By Debbie Gregory.
It’s a shame to leave hard-earned benefits on the table. In 2011, a benefit was added to the Post 9/11 GI Bill that gave living stipends to non-students who were seeking on-the-job (OJT) training or apprenticeships. Unfortunately, only about 2 percent of eligible veterans have taken advantage of it.
The Post-9/11 GI Bill was approved in 2008, covering tuition and living expenses for veterans who wanted to attend college. Three years later, Congress added the OJT and apprenticeship benefit to provide transition support for veterans who sought alternatives to education.
These programs typically involve entering into a training contract for a specific period of time with an employer or union. At the end of the training period, a job certification is issued or journeyman status achieved.According to the report by the Government Accountability Office (GAO) the offer provides a full or partial housing allowance to working veterans.
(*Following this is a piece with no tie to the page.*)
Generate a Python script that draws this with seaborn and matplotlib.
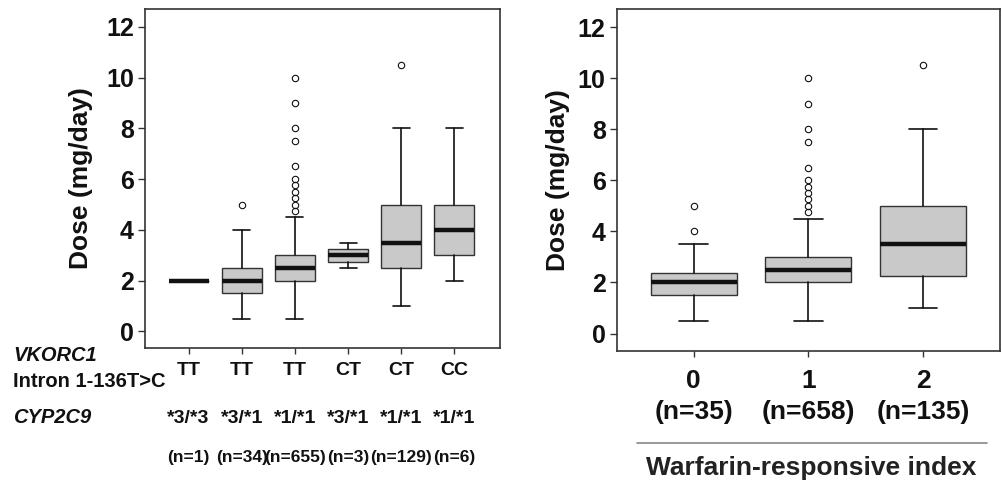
import matplotlib
matplotlib.use("Agg")
import matplotlib.pyplot as plt
import seaborn as sns

# left panel: VKORC1 x CYP2C9 genotype groups
vkorc1 = ["TT", "TT", "TT", "CT", "CT", "CC"]
cyp2c9 = ["*3/*3", "*3/*1", "*1/*1", "*3/*1", "*1/*1", "*1/*1"]
n_left = ["(n=1)", "(n=34)", "(n=655)", "(n=3)", "(n=129)", "(n=6)"]
med_left = [2.0, 2.0, 2.5, 3.0, 3.5, 4.0]
q1_left = [2.0, 1.5, 2.0, 2.75, 2.5, 3.0]
q3_left = [2.0, 2.5, 3.0, 3.25, 5.0, 5.0]
lo_left = [2.0, 0.5, 0.5, 2.5, 1.0, 2.0]
hi_left = [2.0, 4.0, 4.5, 3.5, 8.0, 8.0]
fliers_left = [[], [5.0],
               [4.75, 5.0, 5.25, 5.5, 5.75, 6.0, 6.5, 7.5, 8.0, 9.0, 10.0],
               [], [10.5], []]

# right panel: warfarin-responsive index
index_lab = ["0", "1", "2"]
n_right = ["(n=35)", "(n=658)", "(n=135)"]
med_right = [2.0, 2.5, 3.5]
q1_right = [1.5, 2.0, 2.25]
q3_right = [2.375, 3.0, 5.0]
lo_right = [0.5, 0.5, 1.0]
hi_right = [3.5, 4.5, 8.0]
fliers_right = [[4.0, 5.0],
                [4.75, 5.0, 5.25, 5.5, 5.75, 6.0, 6.5, 7.5, 8.0, 9.0, 10.0],
                [10.5]]

sns.set_theme(style="ticks")
plt.rcParams["font.family"] = ["Liberation Sans", "DejaVu Sans"]
plt.rcParams["font.weight"] = "bold"
plt.rcParams["axes.edgecolor"] = "#333333"
plt.rcParams["axes.linewidth"] = 1.2
plt.rcParams["text.color"] = "#111111"
plt.rcParams["axes.labelcolor"] = "#111111"
plt.rcParams["xtick.labelcolor"] = "#111111"
plt.rcParams["ytick.labelcolor"] = "#111111"

fig = plt.figure(figsize=(10.03, 4.83), dpi=100)
ax1 = fig.add_axes([0.1446, 0.2795, 0.354, 0.702])
ax2 = fig.add_axes([0.615, 0.273, 0.382, 0.708])


def make_stats(med, q1, q3, lo, hi, fl):
    return [dict(med=m, q1=a, q3=b, whislo=l, whishi=h, fliers=f)
            for m, a, b, l, h, f in zip(med, q1, q3, lo, hi, fl)]


box_kw = dict(
    widths=0.75, patch_artist=True,
    boxprops=dict(facecolor="#c9c9c9", edgecolor="#333333", linewidth=1.0),
    medianprops=dict(color="#111111", linewidth=3.2, solid_capstyle="butt"),
    whiskerprops=dict(color="#111111", linewidth=1.2),
    capprops=dict(color="#111111", linewidth=1.2),
    flierprops=dict(marker="o", markersize=4.6, markerfacecolor="none",
                    markeredgecolor="#111111", markeredgewidth=0.8),
)

ax1.bxp(make_stats(med_left, q1_left, q3_left, lo_left, hi_left, fliers_left),
        positions=range(1, 7), capwidths=0.32, **box_kw)
ax2.bxp(make_stats(med_right, q1_right, q3_right, lo_right, hi_right, fliers_right),
        positions=range(1, 4), capwidths=0.25, **box_kw)

ax1.set_xlim(0.18, 6.86)
ax1.set_ylim(-0.65, 12.7)
ax2.set_xlim(0.33, 3.67)
ax2.set_ylim(-0.69, 12.7)

for ax in (ax1, ax2):
    ax.set_yticks([0, 2, 4, 6, 8, 10, 12])
    ax.tick_params(axis="y", labelsize=18, length=5, width=1.0, pad=3,
                   color="#333333")
    ax.tick_params(axis="x", length=4, width=1.0, color="#333333")
    ax.set_ylabel("Dose (mg/day)", fontsize=19, fontweight="bold")
    for s in ax.spines.values():
        s.set_visible(True)

ax1.yaxis.set_label_coords(-0.146, 0.5)
ax2.yaxis.set_label_coords(-0.123, 0.5)

ax1.set_xticks(range(1, 7))
ax1.set_xticklabels(vkorc1, fontsize=14)
ax1.tick_params(axis="x", pad=6)

xt = ax1.get_xaxis_transform()
for i, (c, n) in enumerate(zip(cyp2c9, n_left)):
    ax1.text(i + 1, -0.2065, c, transform=xt, ha="center", va="center",
             fontsize=14, fontweight="bold")
    ax1.text(i + 1, -0.3215, n, transform=xt, ha="center", va="center",
             fontsize=12.5, fontweight="bold")

fig.text(0.013, 0.265, "VKORC1", ha="left", va="center", fontsize=14.5,
         fontweight="bold", style="italic")
fig.text(0.013, 0.211, "Intron 1-136T>C", ha="left", va="center",
         fontsize=14.5, fontweight="bold")
fig.text(0.013, 0.1346, "CYP2C9", ha="left", va="center", fontsize=14.5,
         fontweight="bold", style="italic")

ax2.set_xticks(range(1, 4))
ax2.set_xticklabels([f"{a}\n{b}" for a, b in zip(index_lab, n_right)],
                    fontsize=19, linespacing=1.35)
ax2.tick_params(axis="x", pad=9)

fig.add_artist(plt.Line2D([637 / 1003, 987 / 1003], [1 - 443 / 483] * 2,
                          color="#888888", linewidth=1.2))
fig.text(811 / 1003, 1 - 468 / 483, "Warfarin-responsive index",
         ha="center", va="center", fontsize=19, fontweight="bold",
         color="#222222")

plt.savefig("out.png", dpi=100)
plt.close()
So why are the other 98 percent of eligible veterans leaving this benefit on the table?
One reason might be that the Department of Veterans Affairs has the tendency to emphasize the educational components of the GI Bill, offering few details on how to access the on-the-job training and apprenticeship benefits.
Another key problem is the administrative burdens that make some employers reluctant to participate, forcing employers to fill out forms and submit them to the VA before participating veterans begin receiving checks. Employers must also agree to incrementally raise the veteran employees’ wages in accordance with the VA plan.
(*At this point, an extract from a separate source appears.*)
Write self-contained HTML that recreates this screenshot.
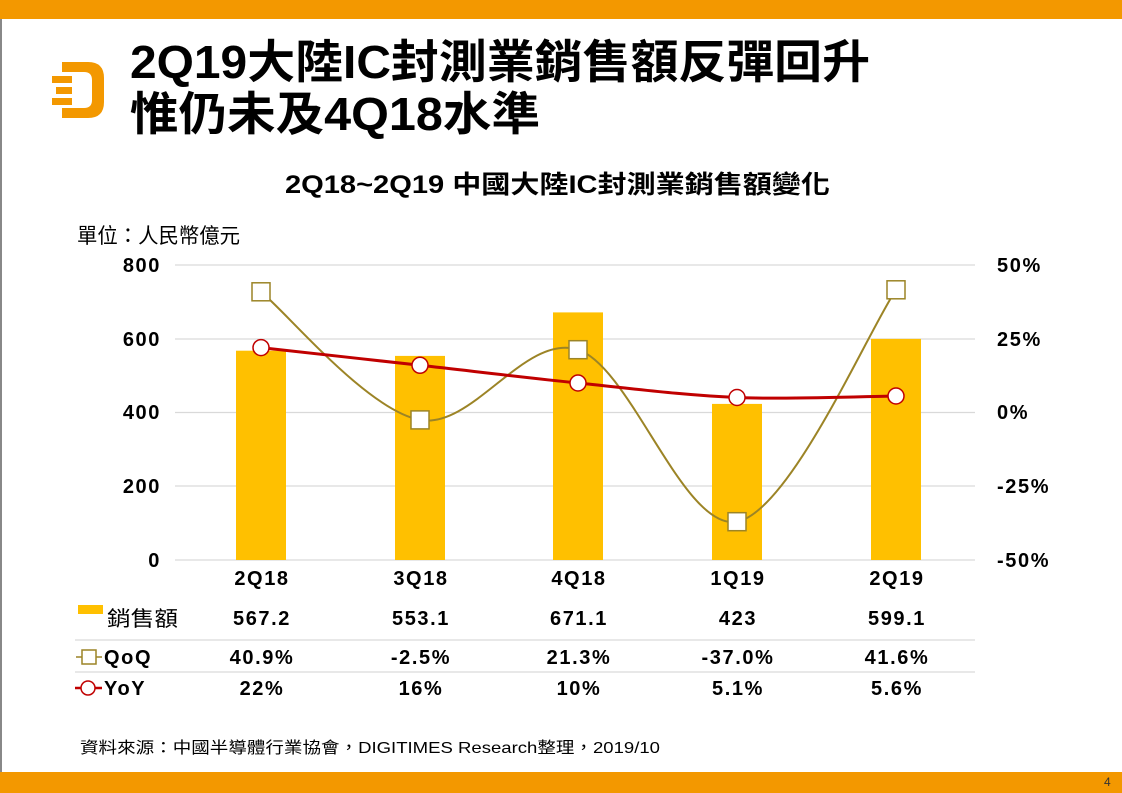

The VA has agreed to develop a guide for employers and apprenticeship sponsors about Post-9/11 GI Bill OJT and apprenticeship benefits.
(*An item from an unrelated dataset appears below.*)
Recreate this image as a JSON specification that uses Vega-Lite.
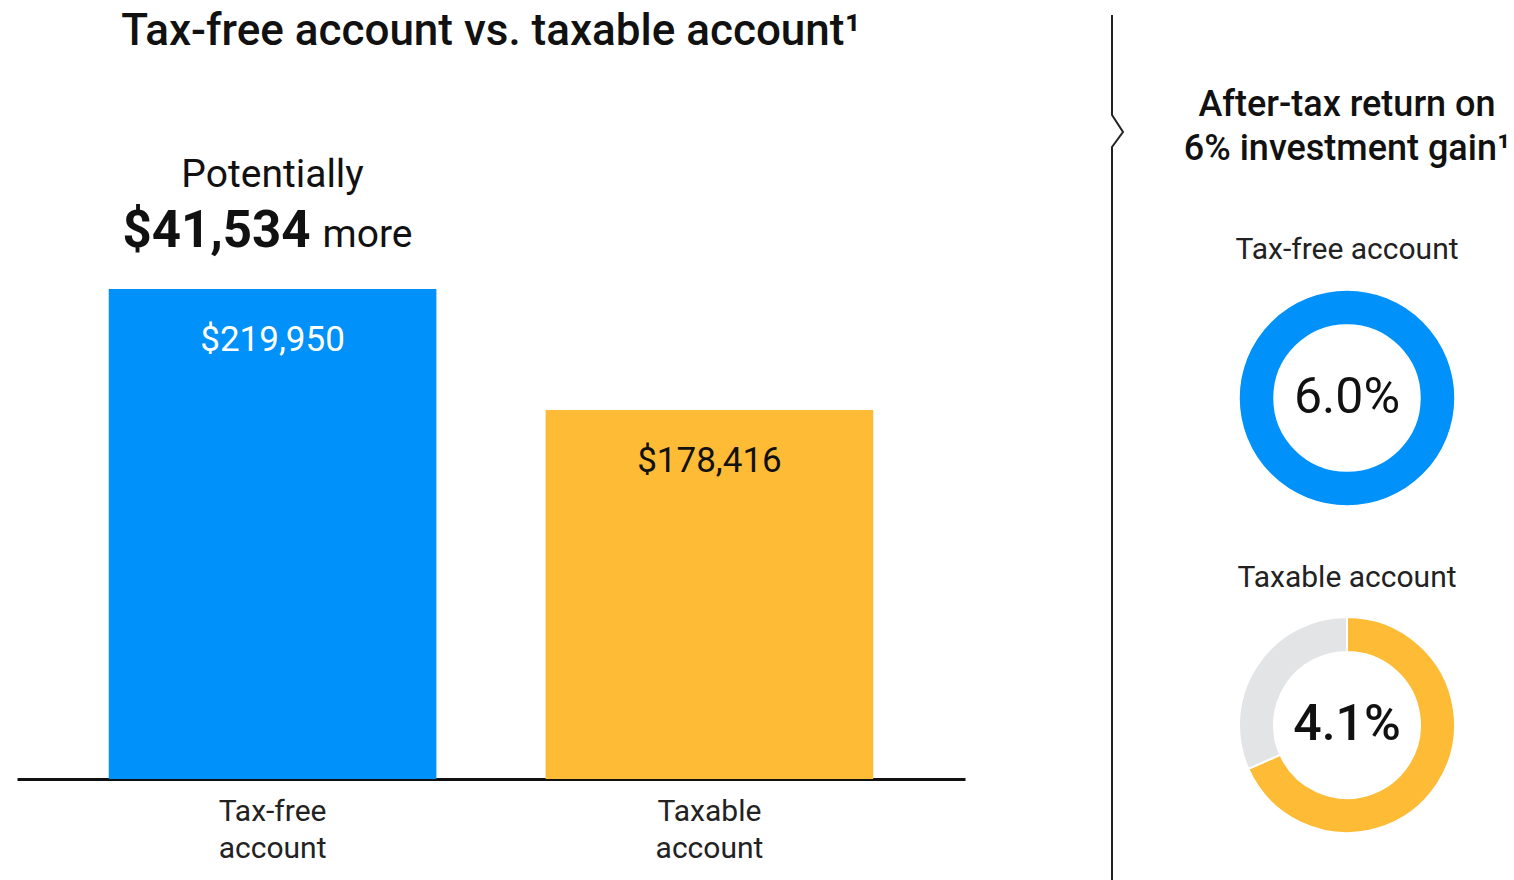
{
  "$schema": "https://vega.github.io/schema/vega-lite/v6.json",
  "background": "white",
  "padding": {"left": 17, "top": 10, "right": 0, "bottom": 0},
  "config": {"view": {"stroke": null}, "font": "Roboto"},
  "spacing": 20,
  "resolve": {"scale": {"color": "independent"}},
  "hconcat": [
    {
      "width": 948,
      "height": 715,
      "title": {"text": "Tax-free account vs. taxable account¹", "fontSize": 44, "fontWeight": 500, "font": "Roboto", "color": "#111111", "anchor": "middle", "offset": 10},
      "encoding": {
        "x": {
          "field": "account", "type": "nominal", "sort": null,
          "scale": {"domain": ["Tax-free account", "Taxable account"], "paddingInner": 0.25, "paddingOuter": 0.21},
          "axis": {"title": null, "labelAngle": 0, "labelFontSize": 30, "labelFont": "Roboto", "labelColor": "#222222", "labelExpr": "split(datum.label, ' ')", "labelLineHeight": 37, "labelPadding": 17, "ticks": false, "grid": false, "domainColor": "#111111", "domainWidth": 3}
        }
      },
      "layer": [
        {
          "data": {"values": [
            {"account": "Tax-free account", "amount": 219950, "label": "$219,950"},
            {"account": "Taxable account", "amount": 178416, "label": "$178,416"}
          ]},
          "layer": [
            {
              "mark": {"type": "bar", "clip": true},
              "encoding": {
                "y": {"field": "amount", "type": "quantitative", "scale": {"domain": [51800, 297159], "zero": false, "nice": false}, "axis": null},
                "color": {"field": "account", "type": "nominal", "scale": {"domain": ["Tax-free account", "Taxable account", "Taxes"], "range": ["#0091FA", "#FDBB36", "#E3E4E6"]}, "legend": null}
              }
            },
            {
              "mark": {"type": "text", "dy": 51, "fontSize": 35, "baseline": "middle", "align": "center"},
              "encoding": {
                "y": {"field": "amount", "type": "quantitative"},
                "text": {"field": "label"},
                "color": {"condition": {"test": "datum.account === 'Tax-free account'", "value": "white"}, "value": "#111111"},
                "fontWeight": {"condition": {"test": "datum.account === 'Tax-free account'", "value": 400}, "value": 500}
              }
            }
          ]
        },
        {
          "data": {"values": [
            {"account": "Tax-free account", "amount": 219950, "t1": "Potentially", "t2": "$41,534", "t3": "more"}
          ]},
          "layer": [
            {
              "mark": {"type": "text", "dy": -114, "fontSize": 39, "fontWeight": 400, "baseline": "middle", "align": "center", "color": "#111111"},
              "encoding": {"y": {"field": "amount", "type": "quantitative"}, "text": {"field": "t1"}}
            },
            {
              "mark": {"type": "text", "dy": -42, "dx": 38, "fontSize": 51, "fontWeight": 700, "baseline": "alphabetic", "align": "right", "color": "#111111"},
              "encoding": {"y": {"field": "amount", "type": "quantitative"}, "text": {"field": "t2"}}
            },
            {
              "mark": {"type": "text", "dy": -42, "dx": 50, "fontSize": 39, "fontWeight": 400, "baseline": "alphabetic", "align": "left", "color": "#111111"},
              "encoding": {"y": {"field": "amount", "type": "quantitative"}, "text": {"field": "t3"}}
            }
          ]
        }
      ]
    },
    {
      "width": 177,
      "height": 816,
      "data": {"values": [
        {"o": 1, "x": 0, "y": 0},
        {"o": 2, "x": 0, "y": 100},
        {"o": 3, "x": 1, "y": 117},
        {"o": 4, "x": 0, "y": 132},
        {"o": 5, "x": 0, "y": 865}
      ]},
      "mark": {"type": "line", "color": "#222222", "strokeWidth": 2},
      "encoding": {
        "x": {"field": "x", "type": "quantitative", "scale": {"domain": [-11.545, 4.545], "nice": false, "zero": false}, "axis": null},
        "y": {"field": "y", "type": "quantitative", "scale": {"domain": [49, 865], "reverse": true, "nice": false, "zero": false}, "axis": null},
        "order": {"field": "o"}
      }
    },
    {
      "spacing": 45,
      "vconcat": [
        {
          "width": 330,
          "height": 126,
          "data": {"values": [
            {"line": 1, "text": "After-tax return on"},
            {"line": 2, "text": "6% investment gain¹"}
          ]},
          "mark": {"type": "text", "fontSize": 36, "fontWeight": 500, "color": "#111111", "baseline": "middle", "align": "center", "font": "Roboto"},
          "encoding": {
            "y": {"field": "line", "type": "ordinal", "scale": {"type": "point", "padding": 0.932}, "axis": null},
            "text": {"field": "text"}
          }
        },
        {
          "width": 330,
          "height": 240,
          "title": {"text": "Tax-free account", "fontSize": 30, "fontWeight": 400, "color": "#222222", "font": "Roboto", "offset": 13, "anchor": "middle"},
          "data": {"values": [
            {"o": 1, "segment": "Tax-free account", "value": 6.0, "label": "6.0%"}
          ]},
          "layer": [
            {
              "mark": {"type": "arc", "outerRadius": 108, "innerRadius": 73, "stroke": "white", "strokeWidth": 1.5},
              "encoding": {
                "theta": {"field": "value", "type": "quantitative", "stack": true},
                "order": {"field": "o"},
                "color": {"field": "segment", "type": "nominal", "scale": {"domain": ["Tax-free account", "Taxable account", "Taxes"], "range": ["#0091FA", "#FDBB36", "#E3E4E6"]}, "legend": null}
              }
            },
            {
              "mark": {"type": "text", "fontSize": 50, "fontWeight": 400, "color": "#111111", "baseline": "middle", "align": "center"},
              "encoding": {"text": {"field": "label"}}
            }
          ]
        },
        {
          "width": 330,
          "height": 240,
          "title": {"text": "Taxable account", "fontSize": 30, "fontWeight": 400, "color": "#222222", "font": "Roboto", "offset": 12, "anchor": "middle"},
          "data": {"values": [
            {"o": 1, "segment": "Taxable account", "value": 4.1, "label": "4.1%"},
            {"o": 2, "segment": "Taxes", "value": 1.9, "label": ""}
          ]},
          "layer": [
            {
              "mark": {"type": "arc", "outerRadius": 108, "innerRadius": 73, "stroke": "white", "strokeWidth": 2},
              "encoding": {
                "theta": {"field": "value", "type": "quantitative", "stack": true},
                "order": {"field": "o"},
                "color": {"field": "segment", "type": "nominal", "scale": {"domain": ["Tax-free account", "Taxable account", "Taxes"], "range": ["#0091FA", "#FDBB36", "#E3E4E6"]}, "legend": null}
              }
            },
            {
              "transform": [{"filter": "datum.label != ''"}],
              "mark": {"type": "text", "fontSize": 50, "fontWeight": 500, "color": "#111111", "baseline": "middle", "align": "center"},
              "encoding": {"text": {"field": "label"}}
            }
          ]
        }
      ]
    }
  ]
}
Benefits may include a full housing allowance along with a small stipend for books or supplies for the first six months. For the second six months, the benefit is 80 percent of the housing allowance tied to the veteran’s location. For the third six-month period, the percentage of the housing allowance drops to 60 percent. For the fourth six-month period, the housing allowance is reduced to 40 percent, and any time beyond 24 months, the stipend is at 20 percent of the housing allowance.